Ted Baker has raised £105m in new equity, the loss-making fashion retailer said today, amid plans to reduce cost and shift toward online sales as it struggles to ride out the coronavirus crisis.
The company is known for its suits and dresses with quirky details.
It had said that it planned to offer 126.7 million shares at 75 pence each, a 51.1% discount to its closing price on May 29.
Even before the coronavirus crisis, Ted Baker was struggling to recover from setbacks including an accounting scandal, profit warnings and management change after founder Ray Kelvin stepped down amid misconduct allegations, which he denies.
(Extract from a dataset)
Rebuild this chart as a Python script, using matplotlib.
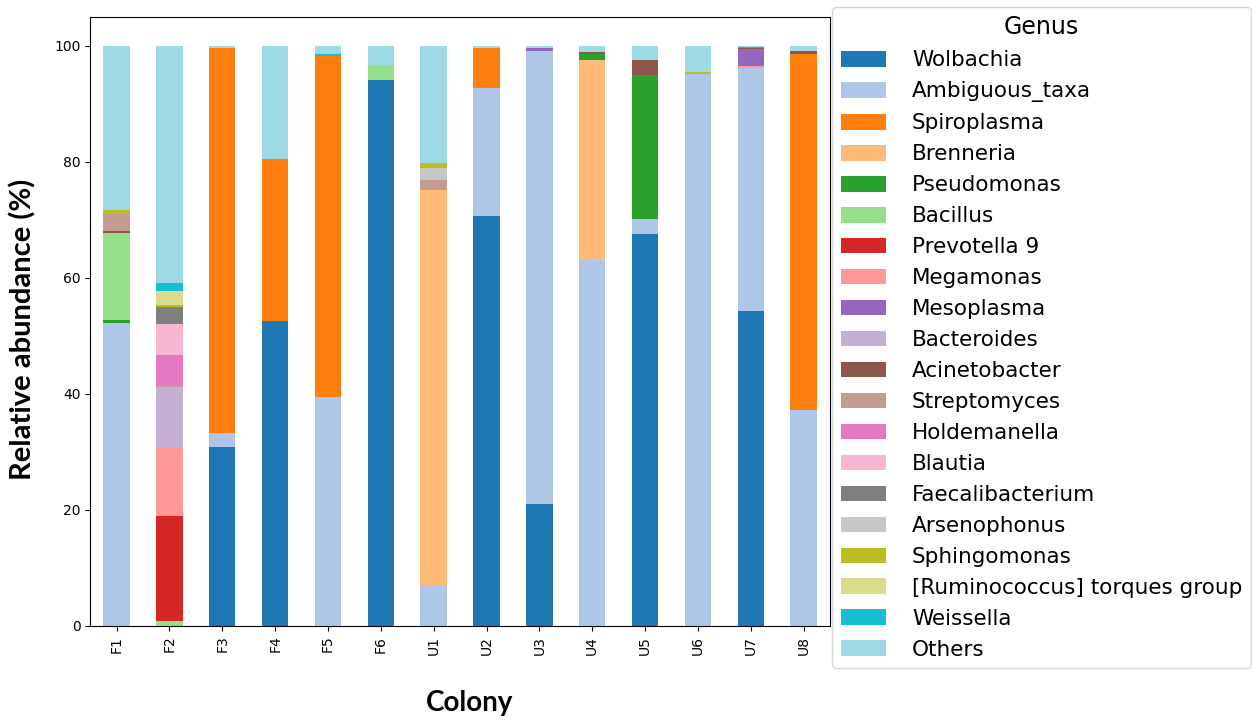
import matplotlib
matplotlib.use('Agg')
import matplotlib.pyplot as plt
import pandas as pd
import numpy as np

colonies = ['F1', 'F2', 'F3', 'F4', 'F5', 'F6', 'U1', 'U2', 'U3', 'U4', 'U5', 'U6', 'U7', 'U8']

# relative abundance (%) per genus, one value per colony
wolbachia      = [0.0, 0.0, 30.9, 52.6, 0.0, 94.1, 0.0, 70.7, 21.0, 0.0, 67.5, 0.0, 54.3, 0.0]
ambiguous_taxa = [52.3, 0.0, 2.4, 0.0, 39.5, 0.0, 7.1, 22.1, 78.1, 63.3, 2.7, 95.1, 41.9, 37.2]
spiroplasma    = [0.0, 0.0, 66.3, 27.9, 58.8, 0.0, 0.0, 6.8, 0.0, 0.0, 0.0, 0.0, 0.0, 61.4]
brenneria      = [0.0, 0.0, 0.0, 0.0, 0.0, 0.0, 68.1, 0.0, 0.0, 34.3, 0.0, 0.0, 0.0, 0.0]
pseudomonas    = [0.4, 0.0, 0.0, 0.0, 0.0, 0.0, 0.0, 0.0, 0.0, 1.0, 24.8, 0.0, 0.0, 0.0]
bacillus       = [15.0, 0.8, 0.0, 0.0, 0.0, 2.6, 0.0, 0.0, 0.0, 0.0, 0.0, 0.0, 0.0, 0.0]
prevotella_9   = [0.0, 18.1, 0.0, 0.0, 0.0, 0.0, 0.0, 0.0, 0.0, 0.0, 0.0, 0.0, 0.0, 0.0]
megamonas      = [0.0, 11.9, 0.0, 0.0, 0.0, 0.0, 0.0, 0.0, 0.0, 0.0, 0.0, 0.0, 0.3, 0.0]
mesoplasma     = [0.0, 0.0, 0.0, 0.0, 0.0, 0.0, 0.0, 0.0, 0.5, 0.0, 0.0, 0.0, 2.9, 0.0]
bacteroides    = [0.0, 10.4, 0.0, 0.0, 0.0, 0.0, 0.0, 0.0, 0.0, 0.0, 0.0, 0.0, 0.0, 0.0]
acinetobacter  = [0.4, 0.0, 0.0, 0.0, 0.0, 0.0, 0.0, 0.0, 0.0, 0.3, 2.6, 0.0, 0.2, 0.6]
streptomyces   = [3.0, 0.3, 0.0, 0.0, 0.0, 0.0, 1.7, 0.0, 0.0, 0.0, 0.0, 0.0, 0.0, 0.0]
holdemanella   = [0.0, 5.3, 0.0, 0.0, 0.0, 0.0, 0.0, 0.0, 0.0, 0.0, 0.0, 0.0, 0.0, 0.0]
blautia        = [0.0, 5.2, 0.0, 0.0, 0.0, 0.0, 0.0, 0.0, 0.0, 0.0, 0.0, 0.0, 0.0, 0.0]
faecalibact    = [0.0, 3.0, 0.0, 0.0, 0.0, 0.0, 0.0, 0.0, 0.0, 0.0, 0.0, 0.0, 0.0, 0.0]
arsenophonus   = [0.0, 0.0, 0.0, 0.0, 0.0, 0.0, 2.1, 0.0, 0.0, 0.0, 0.0, 0.0, 0.0, 0.0]
sphingomonas   = [0.7, 0.3, 0.0, 0.0, 0.0, 0.0, 0.9, 0.0, 0.0, 0.0, 0.0, 0.4, 0.0, 0.0]
ruminococcus   = [0.0, 2.5, 0.0, 0.0, 0.0, 0.0, 0.0, 0.0, 0.0, 0.0, 0.0, 0.0, 0.0, 0.0]
weissella      = [0.0, 1.4, 0.0, 0.0, 0.3, 0.0, 0.0, 0.0, 0.0, 0.0, 0.0, 0.0, 0.2, 0.0]
others         = [28.2, 40.8, 0.4, 19.5, 1.4, 3.3, 20.1, 0.4, 0.4, 1.1, 2.4, 4.5, 0.2, 0.8]

genera = ['Wolbachia', 'Ambiguous_taxa', 'Spiroplasma', 'Brenneria', 'Pseudomonas',
          'Bacillus', 'Prevotella 9', 'Megamonas', 'Mesoplasma', 'Bacteroides',
          'Acinetobacter', 'Streptomyces', 'Holdemanella', 'Blautia', 'Faecalibacterium',
          'Arsenophonus', 'Sphingomonas', '[Ruminococcus] torques group', 'Weissella', 'Others']

series = [wolbachia, ambiguous_taxa, spiroplasma, brenneria, pseudomonas, bacillus,
          prevotella_9, megamonas, mesoplasma, bacteroides, acinetobacter, streptomyces,
          holdemanella, blautia, faecalibact, arsenophonus, sphingomonas, ruminococcus,
          weissella, others]

df = pd.DataFrame(dict(zip(genera, series)), index=colonies)

fig = plt.figure(figsize=(12.52, 7.2), dpi=100)
ax = fig.add_axes([0.072, 0.1306, 0.591, 0.8458])

df.plot(kind='bar', stacked=True, colormap='tab20', ax=ax, width=0.5, legend=False)

ax.set_ylim(0, 105)
ax.set_xlim(-0.5, 13.5)
ax.tick_params(axis='both', labelsize=10)

# axis titles placed on the figure so they sit well clear of the ticks
fig.text(0.018, 0.542, 'Relative abundance (%)', rotation=90, ha='center', va='center',
         fontsize=21, fontweight='bold', family='Lato')
fig.text(0.375, 0.024, 'Colony', ha='center', va='center',
         fontsize=20, fontweight='bold', family='Lato')

handles, labels = ax.get_legend_handles_labels()
leg = ax.legend(handles, labels, title='Genus', loc='upper left',
                bbox_to_anchor=(1.003, 1.017), fontsize=15.5, title_fontsize=17,
                handlelength=2.1, handleheight=0.75, labelspacing=0.51,
                borderaxespad=0.0, handletextpad=1.2)

fig.savefig('out.png', dpi=100)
New chief executive Rachel Osborne, a former manager at department stores group Debenhams, laid out a transformation plan earlier this month including cost savings and a shift towards online sales.
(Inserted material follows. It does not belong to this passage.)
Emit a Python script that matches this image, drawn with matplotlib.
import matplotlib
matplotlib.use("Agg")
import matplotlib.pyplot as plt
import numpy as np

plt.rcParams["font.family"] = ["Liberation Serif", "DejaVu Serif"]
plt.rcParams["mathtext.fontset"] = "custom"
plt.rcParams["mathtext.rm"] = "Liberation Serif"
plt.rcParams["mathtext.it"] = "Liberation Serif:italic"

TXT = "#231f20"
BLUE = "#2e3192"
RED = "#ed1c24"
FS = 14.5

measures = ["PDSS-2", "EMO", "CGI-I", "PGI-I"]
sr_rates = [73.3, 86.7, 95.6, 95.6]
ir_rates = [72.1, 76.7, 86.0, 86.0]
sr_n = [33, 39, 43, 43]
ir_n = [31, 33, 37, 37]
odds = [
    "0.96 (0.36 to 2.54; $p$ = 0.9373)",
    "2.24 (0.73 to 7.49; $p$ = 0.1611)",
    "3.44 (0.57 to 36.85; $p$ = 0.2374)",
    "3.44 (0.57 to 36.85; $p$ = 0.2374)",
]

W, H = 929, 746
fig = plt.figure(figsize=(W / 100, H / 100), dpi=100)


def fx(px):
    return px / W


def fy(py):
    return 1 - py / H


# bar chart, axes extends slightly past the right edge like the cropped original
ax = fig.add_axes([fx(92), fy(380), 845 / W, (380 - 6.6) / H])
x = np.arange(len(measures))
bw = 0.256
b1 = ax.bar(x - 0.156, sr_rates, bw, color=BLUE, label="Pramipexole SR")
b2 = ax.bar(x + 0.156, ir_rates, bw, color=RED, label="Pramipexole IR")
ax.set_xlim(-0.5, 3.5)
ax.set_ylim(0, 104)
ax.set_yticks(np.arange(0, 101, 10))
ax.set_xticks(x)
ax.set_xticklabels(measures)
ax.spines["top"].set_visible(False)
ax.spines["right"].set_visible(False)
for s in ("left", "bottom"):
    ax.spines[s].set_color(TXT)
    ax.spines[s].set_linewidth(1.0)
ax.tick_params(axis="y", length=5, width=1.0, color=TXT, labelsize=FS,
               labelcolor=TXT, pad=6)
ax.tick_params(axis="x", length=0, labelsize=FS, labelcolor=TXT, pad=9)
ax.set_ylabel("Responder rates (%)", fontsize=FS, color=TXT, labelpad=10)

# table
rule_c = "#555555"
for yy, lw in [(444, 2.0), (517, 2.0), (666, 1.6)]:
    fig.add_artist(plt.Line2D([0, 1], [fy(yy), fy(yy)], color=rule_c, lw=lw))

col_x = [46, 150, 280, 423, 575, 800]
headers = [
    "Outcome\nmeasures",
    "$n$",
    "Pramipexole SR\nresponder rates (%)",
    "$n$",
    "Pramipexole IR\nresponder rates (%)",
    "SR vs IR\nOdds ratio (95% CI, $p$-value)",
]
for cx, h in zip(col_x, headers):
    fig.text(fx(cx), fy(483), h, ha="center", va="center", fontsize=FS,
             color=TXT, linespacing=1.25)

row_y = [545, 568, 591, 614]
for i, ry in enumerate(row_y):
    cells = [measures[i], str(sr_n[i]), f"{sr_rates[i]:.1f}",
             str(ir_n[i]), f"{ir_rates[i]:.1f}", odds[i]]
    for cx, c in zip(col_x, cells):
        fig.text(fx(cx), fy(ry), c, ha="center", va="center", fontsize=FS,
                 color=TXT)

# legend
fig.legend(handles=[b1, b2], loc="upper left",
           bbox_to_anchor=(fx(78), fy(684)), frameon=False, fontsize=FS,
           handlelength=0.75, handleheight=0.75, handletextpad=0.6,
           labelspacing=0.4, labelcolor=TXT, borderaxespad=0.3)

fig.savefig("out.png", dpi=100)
Analysts say Ted Baker has struggled to hold on to customers amid online competition from the likes of Boohoo.com.
The company plans to gradually reopen stores - closed since a lockdown to contain the virus pandemic in late March - from the middle of this month, in line with government guidance.
For the year ended January 25, Ted Baker made a pretax loss of £79.9m, compared with a profit of £30.7m the previous year. Total revenue fell 1.4% to £630.5m.
Revenues also slumped 36% for the 14 weeks from January 26 to May 2.
"The board recognises that last year's performance was disappointing for all of Ted Baker's stakeholders, reflecting a challenging external environment as well as significant internal disruption, driven by a number of senior leadership departures," the company said.